What steps are you taking to ensure that your data is "AI-ready" and can be effectively utilized by generative AI algorithms?
Sort by:
I'm looking into creating feature stores (data in parquet format) and leveraging TensorFlow Extended (TFX) pipelines.
We've been focusing on a data sharing strategy for some time and it turns out that this strategy does deliver AI-Ready data and for us it more of a question of focus / prioritization on which data is in scope of the strategy now.
The data strategy is twofold :
- A federated operating model for the governance (value and lifecycle) and compliance (security and regulatory) of the data to ensure ownership and data contracts are defined for shareable data
- A FAIR-ification strategy to provide trustable and fit for purpose quality data via a proper metadata strategy including a single source of truth catalog, a centrally governed base metadata model, built in observability to provide data fitness metrics which provide a trust meter. with that is a focus on building ontologies, terminologies, reference and master data to ensure consistency/quality in how your data is described. And with that we have an automation strategy to embed policies computationally at the data platform level in order to build in governance and at the same decrease the cost of data, because AI needs a lot of it !
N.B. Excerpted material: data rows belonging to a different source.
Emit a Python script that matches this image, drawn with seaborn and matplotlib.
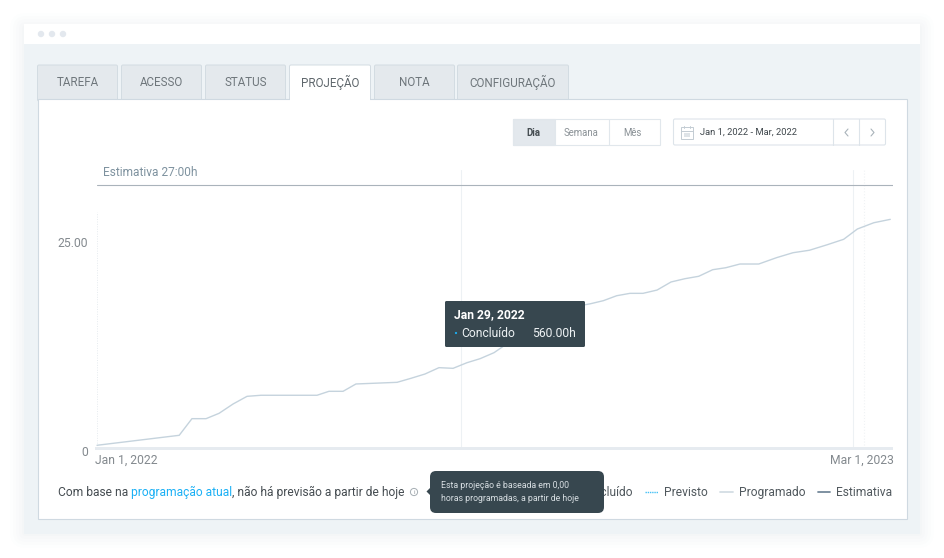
import matplotlib
matplotlib.use('Agg')
import matplotlib.pyplot as plt
import seaborn as sns
from matplotlib.patches import FancyBboxPatch, Rectangle, Circle, Polygon
from matplotlib.transforms import ScaledTranslation

# Data.
dias = [0, 6, 6.93, 7.96, 8.91, 9.93, 10.95, 11.97, 16.06, 16.93, 17.96, 18.9, 21.9, 22.92,
        23.94, 24.96, 25.99, 27, 27.96, 28.98, 30, 31, 32, 33, 34, 35, 36, 36.96, 37.93,
        38.9, 39.85, 40.88, 41.9, 42.92, 43.92, 44.94, 45.9, 46.93, 48.3, 49.6, 50.8,
        52, 53.3, 54.5, 55.5, 56.7, 57.9]
horas = [0.33, 1.54, 3.56, 3.56, 4.21, 5.34, 6.27, 6.40, 6.40, 6.88, 6.88, 7.77, 7.97, 8.46,
         8.98, 9.75, 9.67, 10.35, 10.84, 11.57, 12.74, 13.47, 14.2, 15.3, 16.5, 17.2, 17.5, 17.88, 18.48,
         18.77, 18.77, 19.17, 20.15, 20.55, 20.84, 21.64, 21.88, 22.33, 22.33, 23.1, 23.7,
         24.0, 24.67, 25.33, 26.58, 27.34, 27.75]
estimativa = 31.86
marcas_dias = [26.57, 55.18, 55.99]
x_ticks = [0, 58.1]
x_labels = ['Jan 1, 2022', 'Mar 1, 2023']
y_ticks = [0, 25]
y_labels = ['0', '25.00']
abas = ['TAREFA', 'ACESSO', 'STATUS', 'PROJEÇÃO', 'NOTA', 'CONFIGURAÇÃO']
periodos = ['Dia', 'Semana', 'Mês']

W, H = 944, 558
sns.set_theme(style='white')
plt.rcParams['font.family'] = ['Roboto', 'DejaVu Sans']

fig = plt.figure(figsize=(W / 100, H / 100), dpi=100, facecolor='white')


def px_axes(z):
    a = fig.add_axes([0, 0, 1, 1], zorder=z)
    a.set_xlim(0, W)
    a.set_ylim(H, 0)
    a.axis('off')
    a.patch.set_alpha(0)
    return a


def box(a, x0, y0, x1, y1, fc, ec='none', r=0, lw=1, **kw):
    if r:
        p = FancyBboxPatch((x0 + r, y0 + r), x1 - x0 - 2 * r, y1 - y0 - 2 * r,
                           boxstyle=f'round,pad={r},rounding_size={r}',
                           fc=fc, ec=ec, lw=lw, **kw)
    else:
        p = Rectangle((x0, y0), x1 - x0, y1 - y0, fc=fc, ec=ec, lw=lw, **kw)
    a.add_patch(p)


def label(a, x, y, s, size=8.6, color='#555d63', ha='left', **kw):
    a.text(x, y, s, fontsize=size, color=color, ha=ha, va='center', **kw)


def nudge(txt, dx, dy):
    txt.set_transform(txt.get_transform() + ScaledTranslation(dx / 100, dy / 100, fig.dpi_scale_trans))


bg = px_axes(0)

# window shadow and frame
for grow, alpha in [(14, .009), (11, .011), (8, .013), (5, .016), (2, .02)]:
    box(bg, 24 - grow, 24 - grow + 3, 920 + grow, 534 + grow, '#7d93a8', r=grow + 2, alpha=alpha)
box(bg, 24, 24, 920, 534, '#eef3f6')
box(bg, 24, 24, 920, 44, 'white')
for cx in [41, 52, 63]:
    bg.add_patch(Circle((cx, 34), 3.2, fc='#e3e8ee', ec='none'))

# tabs
tab_x = [(37.5, 117.5), (121.5, 201.5), (205.5, 285.5), (289.5, 370.5), (374.5, 454.5), (457.5, 568.5)]
for nome, (x0, x1) in zip(abas, tab_x):
    ativo = nome == 'PROJEÇÃO'
    box(bg, x0, 65, x1, 101, 'white' if ativo else '#e4e9ed', '#d3dce2', r=1.5, lw=.7)
    label(bg, (x0 + x1) / 2, 82, nome, 8.4, '#5f676c' if ativo else '#6e767b', 'center')

# panel
box(bg, 37.5, 98.5, 906.5, 519, 'white', '#cfd9e1', lw=.8)
box(bg, 290, 96.5, 370, 100.5, 'white')

# period buttons
box(bg, 513, 119, 659.5, 145, 'white', '#e1e7ec', lw=.8)
box(bg, 513, 119, 554.5, 145, '#e3e8ed', '#e1e7ec', lw=.8)
bg.plot([609, 609], [119, 145], color='#e1e7ec', lw=.8)
for nome, cx in zip(periodos, [533.5, 581.5, 632]):
    sel = nome == 'Dia'
    label(bg, cx, 132.5, nome, 6.9, '#454d52' if sel else '#8a9196', 'center',
          fontweight='bold' if sel else 'normal')

# date picker
box(bg, 673.5, 119, 885.5, 145, 'white', '#dde4ea', r=1.5, lw=.8)
for xd in [832.5, 859]:
    bg.plot([xd, xd], [119, 145], color='#dde4ea', lw=.8)
box(bg, 680.5, 127, 693, 138.5, 'white', '#c3ccd3', lw=.7)
bg.plot([680.5, 693], [130.5, 130.5], color='#c3ccd3', lw=.7)
bg.plot([684, 684], [125.5, 128], color='#c3ccd3', lw=.7)
bg.plot([689.5, 689.5], [125.5, 128], color='#c3ccd3', lw=.7)
box(bg, 683.5, 133, 690, 136.5, '#dfe4e8')
label(bg, 700.5, 132.5, 'Jan 1, 2022 - Mar, 2022', 6.75, '#3f474c')
bg.plot([848, 845, 848], [129, 132.5, 136], color='#a9b3ba', lw=.8)
bg.plot([871, 874, 871], [129, 132.5, 136], color='#a9b3ba', lw=.8)

# chart
ax = fig.add_axes([97 / W, 1 - 448 / H, (893 - 97) / W, (448 - 170) / H], zorder=1)
ax.patch.set_alpha(0)
ax.set_xlim(0, 58.1)
ax.set_ylim(0, 33.74)
ax.axvline(0, ymax=.85, color='#e6ebef', lw=.7, ls=(0, (1, 1.5)))
for d, st, cor in zip(marcas_dias, ['-', '-', ':'], ['#edf1f4', '#edf1f4', '#f0f3f5']):
    ax.axvline(d, color=cor, lw=.8, ls=st)
ax.axhline(estimativa, color='#aab3bb', lw=.8)
sns.lineplot(x=dias, y=horas, ax=ax, color='#c5d3dd', lw=1.0, estimator=None, clip_on=False)
sns.despine(ax=ax, left=True, right=True, top=True, bottom=True)
ax.set_xticks(x_ticks)
ax.set_xticklabels(x_labels, color='#83898e', fontsize=8.7)
ax.get_xticklabels()[0].set_ha('left')
ax.get_xticklabels()[1].set_ha('right')
ax.set_yticks(y_ticks)
ax.set_yticklabels(y_labels, color='#83898e', fontsize=8.7)
ax.tick_params(axis='both', length=0)
ax.tick_params(axis='x', pad=4.5)
ax.tick_params(axis='y', pad=6.5)
ax.grid(False)
nudge(ax.get_xticklabels()[0], -2, 0)
nudge(ax.get_xticklabels()[1], 1, 0)
nudge(ax.get_yticklabels()[0], 0, -3)
ax.text(6 / 796, estimativa + 1.6, 'Estimativa 27:00h', transform=ax.get_yaxis_transform(),
        fontsize=8.6, color='#7e929f', va='center')

top = px_axes(2)
box(top, 95, 447, 893, 449.6, '#e6ebf0')

# footer text
label(top, 58, 492, 'Com base na', 8.65, '#454c51')
label(top, 131, 492, 'programação atual', 8.65, '#1ab0f5')
label(top, 231.5, 492, ', não há previsão a partir de hoje', 8.65, '#454c51')
top.add_patch(Circle((414, 492), 3.6, fc='white', ec='#a5adb3', lw=.7))
label(top, 414, 492, 'i', 4.5, '#8a9196', 'center')

# legend row, the first entry sits under the tooltip
top.text(633, 492.5, 'Concluído', fontsize=8.65, color='#50585d', ha='right', va='center', zorder=0.5)
top.plot([645, 657.5], [492, 492], color='#45c1f5', lw=1, ls=(0, (1, .6)))
label(top, 664, 492.5, 'Previsto', 8.65, '#50585d')
top.plot([720, 732.5], [492, 492], color='#d3dde4', lw=1.3)
label(top, 738.5, 492.5, 'Programado', 8.65, '#50585d')
top.plot([817.5, 830], [492, 492], color='#74889a', lw=1.3)
label(top, 836, 492.5, 'Estimativa', 8.65, '#50585d')

# tooltips
box(top, 445, 301, 585, 347, '#37474f', r=1.5)
label(top, 454.5, 314.5, 'Jan 29, 2022', 8.7, 'white', fontweight='bold')
top.add_patch(Circle((456, 333), 1.1, fc='#1ab0f5', ec='none'))
label(top, 461.5, 333.5, 'Concluído', 8.7, '#eef2f4')
label(top, 575.5, 333.5, '560.00h', 8.7, '#eef2f4', 'right')

box(top, 430, 471, 604, 513, '#37474f', r=6)
top.add_patch(Polygon([[430.5, 487.5], [426.5, 491.5], [430.5, 495.5]], fc='#37474f', ec='none'))
label(top, 441, 485.5, 'Esta projeção é baseada em 0,00', 6.3, '#d7dee2')
label(top, 441, 498.5, 'horas programadas, a partir de hoje', 6.3, '#d7dee2')

fig.savefig('out.png', dpi=100)
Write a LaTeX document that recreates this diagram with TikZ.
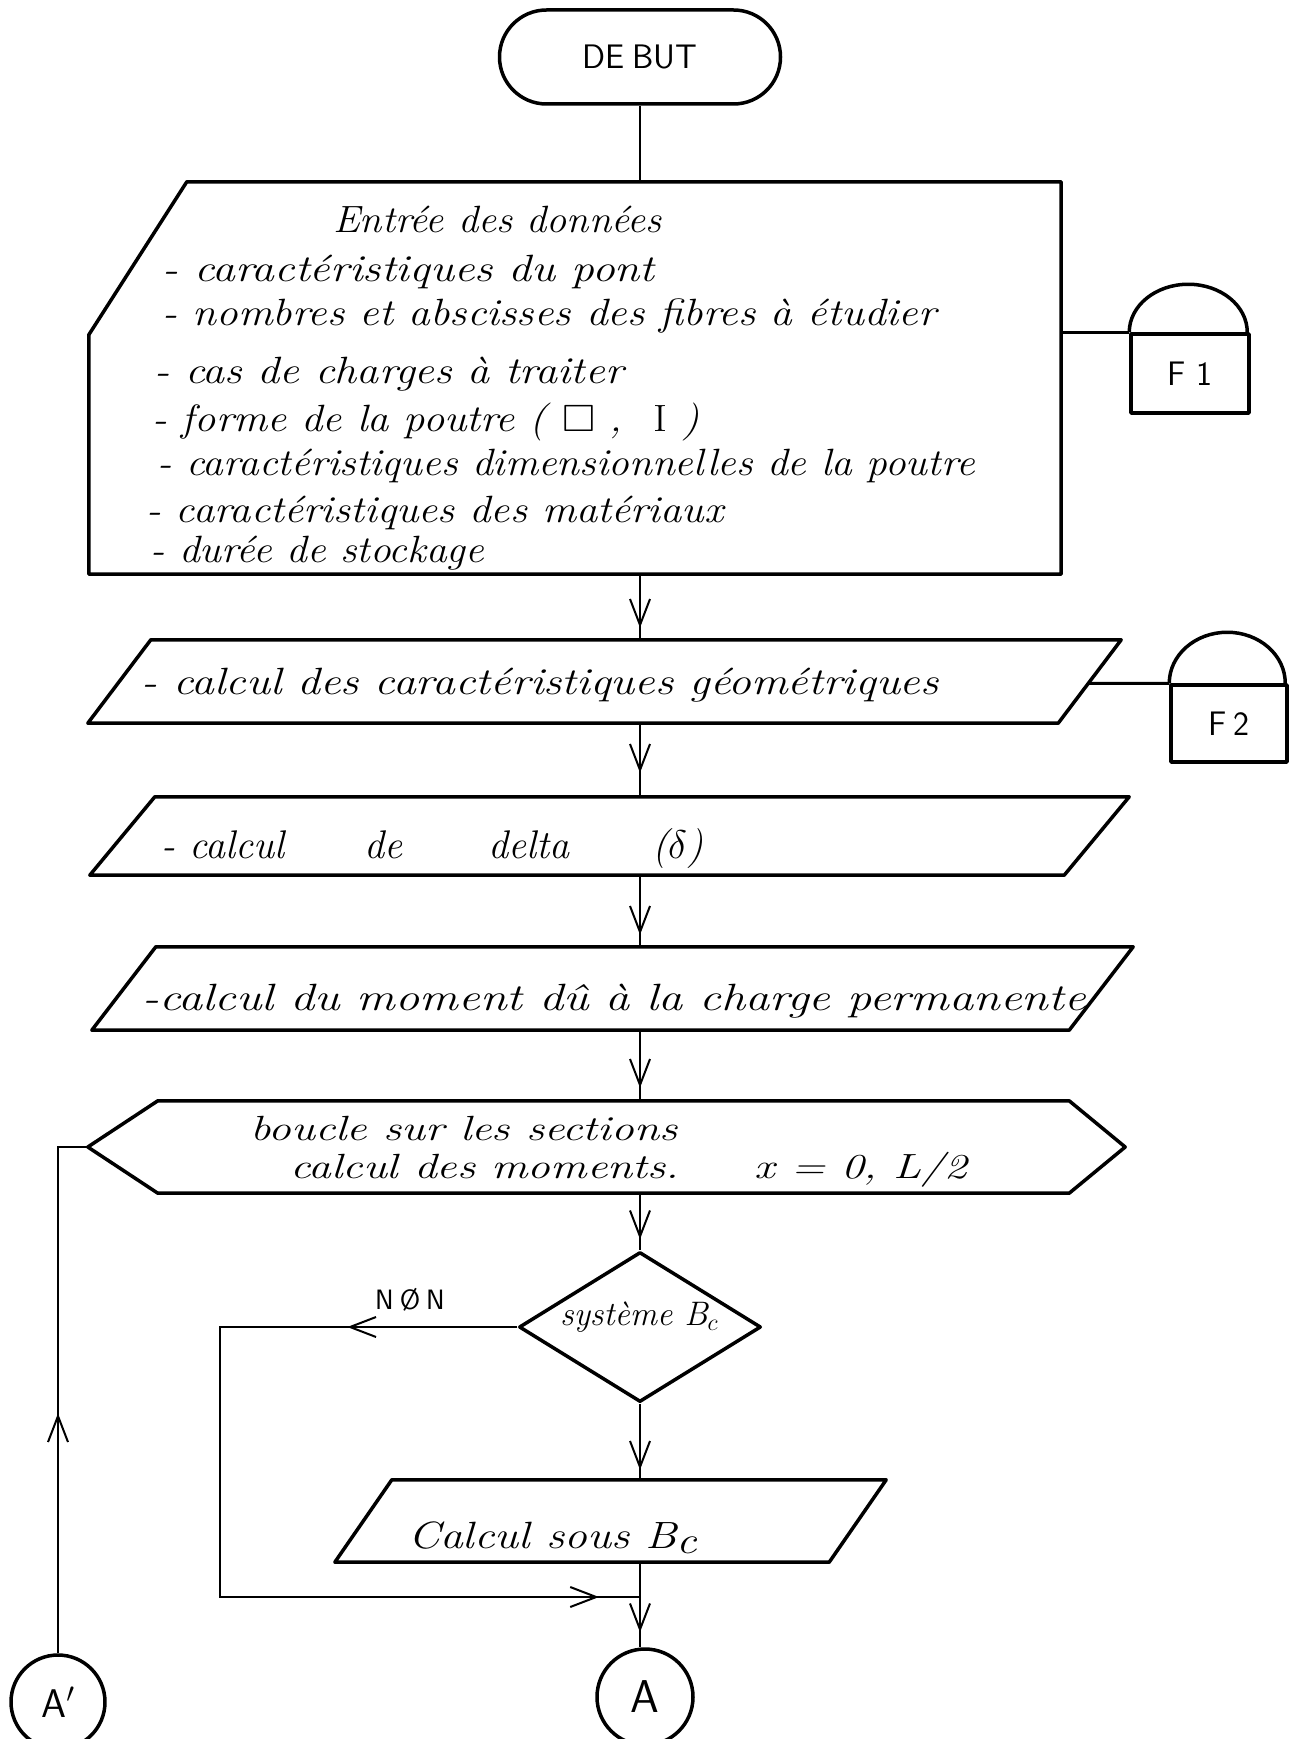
\RequirePackage{fix-cm}
\documentclass[tikz,border=0pt]{standalone}
\usepackage{amssymb}
\usepackage{graphicx}
\usetikzlibrary{arrows.meta,decorations.markings,shapes.geometric}
\newcommand\hs[2]{\scalebox{#1}[1]{#2}}
\begin{document}
\begin{tikzpicture}[x=1pt,y=-1pt,
  outline/.style={line width=3.5pt, line join=round},
  conn/.style={line width=2pt},
  frame/.style={inner sep=0pt, draw=none},
  hw/.style={font=\fontsize{38}{44}\selectfont\itshape, inner sep=0pt, anchor=base west},
  hwmid/.style={font=\fontsize{35}{40}\selectfont\itshape, inner sep=0pt, anchor=base west},
  hwsmall/.style={font=\fontsize{34}{40}\selectfont\itshape, inner sep=0pt, anchor=base west},
  caps/.style={font=\fontsize{34}{40}\selectfont\sffamily, inner sep=0pt},
  arrowat/.style={postaction={decorate,decoration={markings,mark=at position #1 with {\arrow{Straight Barb[length=26pt,width=20pt,line width=2pt]}}}}},
]
\fill[white] (0,0) rectangle (1296,1739);
\useasboundingbox (0,0) rectangle (1296,1739);

% start
\node[draw, outline, rounded corners=47pt, minimum width=281pt, minimum height=94pt, caps] (debut) at (640,57) {DE\hspace{8pt}BUT};

% input box
\node[frame, minimum width=972pt, minimum height=392pt] (in) at (575,378) {};
\draw[outline] ([xshift=98pt]in.north west) -- (in.north east) -- (in.south east) -- (in.south west) -- ([yshift=-153pt]in.north west) -- cycle;
\node[hw] (t0) at (333,233) {\hs{1.06}{Entrée des données}};
\node[hw] (t1) at (162,281) {\hs{1.2}{- caractéristiques du pont}};
\node[hw] (t2) at (162,325) {\hs{1.14}{- nombres et abscisses des fibres à étudier}};
\node[hw] (t3) at (154,383) {\hs{1.16}{- cas de charges à traiter}};
\node[hw] (t4) at (152,431) {\hs{1.12}{- forme de la poutre (\hspace{14pt}$\square$\hspace{12pt},\hspace{28pt}\textup{I}\hspace{14pt})}};
\node[hw] (t5) at (157,475) {\hs{1.09}{- caractéristiques dimensionnelles de la poutre}};
\node[hw] (t6) at (146,522) {\hs{1.12}{- caractéristiques des matériaux}};
\node[hw] (t7) at (150,562) {\hs{1.09}{- durée de stockage}};

% F1
\node[frame, draw, outline, minimum width=118pt, minimum height=79pt, caps] (f1) at (1190,373.5) {F\hspace{10pt}1};
\draw[outline] (f1.north west) arc[start angle=180, end angle=0, x radius=59pt, y radius=48pt];
\draw[line width=3pt] (in.east |- f1.north west) -- (f1.north west);

% p2
\node[frame, minimum width=1033pt, minimum height=83pt] (p2) at (604.5,681.5) {};
\draw[outline] ([xshift=63pt]p2.north west) -- (p2.north east) -- ([xshift=-63pt]p2.south east) -- (p2.south west) -- cycle;
\node[hw] (t8) at (141,694) {\hs{1.2}{- calcul des caractéristiques géométriques}};
\coordinate (p2se) at ([xshift=-63pt]p2.south east);

% F2
\node[frame, draw, outline, minimum width=116pt, minimum height=77pt, caps] (f2) at (1229,723.5) {F\hspace{6pt}2};
\draw[outline] (f2.north west) arc[start angle=180, end angle=0, x radius=58pt, y radius=51pt];
\draw[line width=3pt] (intersection of p2.north east--p2se and f2.north west--f2.north east) -- (f2.north west);

% p3
\node[frame, minimum width=1039pt, minimum height=78pt] (p3) at (609.5,836) {};
\draw[outline] ([xshift=65pt]p3.north west) -- (p3.north east) -- ([xshift=-65pt]p3.south east) -- (p3.south west) -- cycle;
\node[hw, font=\fontsize{40}{44}\selectfont\itshape] (t9) at (161,858) {\makebox[203pt][l]{- calcul}\makebox[124pt][l]{de}\makebox[164pt][l]{delta}($\delta$)};

% p4
\node[frame, minimum width=1041pt, minimum height=83pt] (p4) at (612.5,988.5) {};
\draw[outline] ([xshift=64pt]p4.north west) -- (p4.north east) -- ([xshift=-64pt]p4.south east) -- (p4.south west) -- cycle;
\node[hw] (t10) at (142,1010) {\hs{1.27}{-calcul du moment dû à la charge permanente}};

% loop hexagon
\node[frame, minimum width=1037pt, minimum height=92pt] (hex) at (606.5,1147) {};
\draw[outline] ([xshift=70pt]hex.north west) -- ([xshift=-56pt]hex.north east) -- (hex.east) -- ([xshift=-56pt]hex.south east) -- ([xshift=70pt]hex.south west) -- (hex.west) -- cycle;
\node[hwmid] (t11) at (250,1140) {\hs{1.3}{boucle sur les sections}};
\node[hwmid] (t12) at (290,1178) {\hs{1.3}{calcul des moments.\hspace{58pt}x = 0, L/2}};

% decision
\node[diamond, draw, outline, minimum width=242pt, minimum height=150pt, inner sep=0pt] (d) at (640,1327) {};
\node[hwsmall] (t13) at (560,1325) {système B$_c$};
\node[caps, font=\fontsize{28}{32}\selectfont\sffamily] (non) at (410,1300) {N\hspace{6pt}Ø\hspace{6pt}N};

% p5
\node[frame, minimum width=551pt, minimum height=82pt] (p5) at (610.5,1521) {};
\draw[outline] ([xshift=57pt]p5.north west) -- (p5.north east) -- ([xshift=-57pt]p5.south east) -- (p5.south west) -- cycle;
\node[hw] (t14) at (408,1548) {\hs{1.2}{Calcul sous B\raisebox{-5pt}{c}}};

% connectors
\node[circle, draw, outline, minimum size=96pt, inner sep=0pt, caps, font=\fontsize{46}{50}\selectfont\sffamily] (a) at (645,1697) {A};
\node[circle, draw, outline, minimum size=94pt, inner sep=0pt, caps, font=\fontsize{40}{44}\selectfont\sffamily] (ap) at (58,1702) {A$'$};
\coordinate (j) at (640,1597);

% flow lines
\draw[conn] (debut.south) -- (debut.south |- in.north);
\draw[conn, arrowat=-12pt] (debut.south |- in.south) -- (debut.south |- p2.north);
\draw[conn, arrowat=-24pt] (debut.south |- p2.south) -- (debut.south |- p3.north);
\draw[conn, arrowat=-12pt] (debut.south |- p3.south) -- (debut.south |- p4.north);
\draw[conn, arrowat=-13pt] (debut.south |- p4.south) -- (debut.south |- hex.north);
\draw[conn, arrowat=-11pt] (debut.south |- hex.south) -- (d.north);
\draw[conn, arrowat=-10pt] (d.south) -- (d.south |- p5.north);
\draw[conn, arrowat=-15pt] (d.south |- p5.south) -- (d.south |- a.north);
\draw[conn, arrowat=170pt, arrowat=-41pt] (d.west) -- ++(-297pt,0pt) |- (j);
\draw[conn, arrowat=240pt] (ap.north) |- (hex.west);
\end{tikzpicture}
\end{document}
- A Compute at the data strategy. You can't get results quickly if you are bandwith limited in feeding data to your model so you need to provide your AI compute, at scale, on demand and at the data.
We put an Enterprise Data Strategy in place in 2019 which standardizes the governance and technology stack for all of our enterprise data. By making progress in ensuring that our most critical data is governed by the business, and enabled through a consistent technology stack including data quality checks, we can very quickly and easily derive new data sets that can be leveraged in GenAI solutions. Our bigger concern is how we create the new vector data sets for GenAI efficiently. GenAI gives us a lot of opportunity to generate significant waste.